1,0,795636.0,3.940716E7,17908,44.42908197453652,226.5905145246627,15.052923786582548,15.0,74.0 1,N,530657.0,3.0104135E7,9684,54.79729450640232,105.90325166419507,10.290930553851535,31.0,74.0 1,Y,264979.0,9303025.0,8224,32.22020914396887,93.06252446987742,9.646891959065231,15.0,55.0 1,0.1634183303630028,100.00632624281533,42.78488217602655

The first column each is the ordinal of the attribute. The first line contains mean, variance and other statistical parameters for the whole population. The second and the and the third lines contain the conditional statistics i.e., mean, variance etc. of the two sub populations. The second column contains the class attribute values, which is Y or N for our example.

The last line contains the class boundary value i.e. the discriminating age for our example. The last field of this line contains this value, which is 42. The other fields contain some intermediate results. For example, the the 3rd field is the pooled variance.

## Multivariate Discriminant Analysis

So far we have done simple single variate discriminant analysis. It’s been a somewhat naive example, since our input of customer age is just a simple scalar. If we also included the number of past downloads as another input parameter, our input feature would have been a vector instead of scalar.

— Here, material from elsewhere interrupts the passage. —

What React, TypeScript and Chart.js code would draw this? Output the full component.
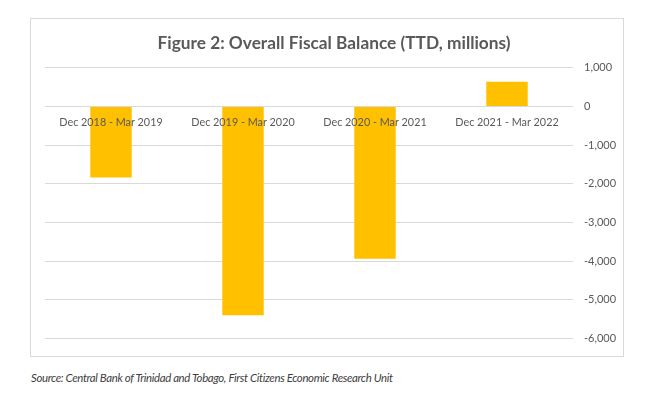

The same analysis technique still holds. However for feature vector, we had to use mean vector, co variance matrix, instead of scalar statistics. The class boundary would have been a line in a 2 dimensional space, instead of a point. The customer population on one side of the line would have corresponded to music category 1 and vice versa.

## Quadratic Discriminant Analysis

If we let go of the assumption of equal variance or co variance matrix, the solution becomes more complex and we end up with non linear separating plane between different classes. But in many cases the additional complexity may not be worth the effort, as the result may not be significantly different from the linear case.

## Wrapping Up

Fisher Discriminant Analysis is a simple but powerful predictive modeling technique. It’s accuracy will depend upon the extent to which the assumptions listed earlier hold for a given data set.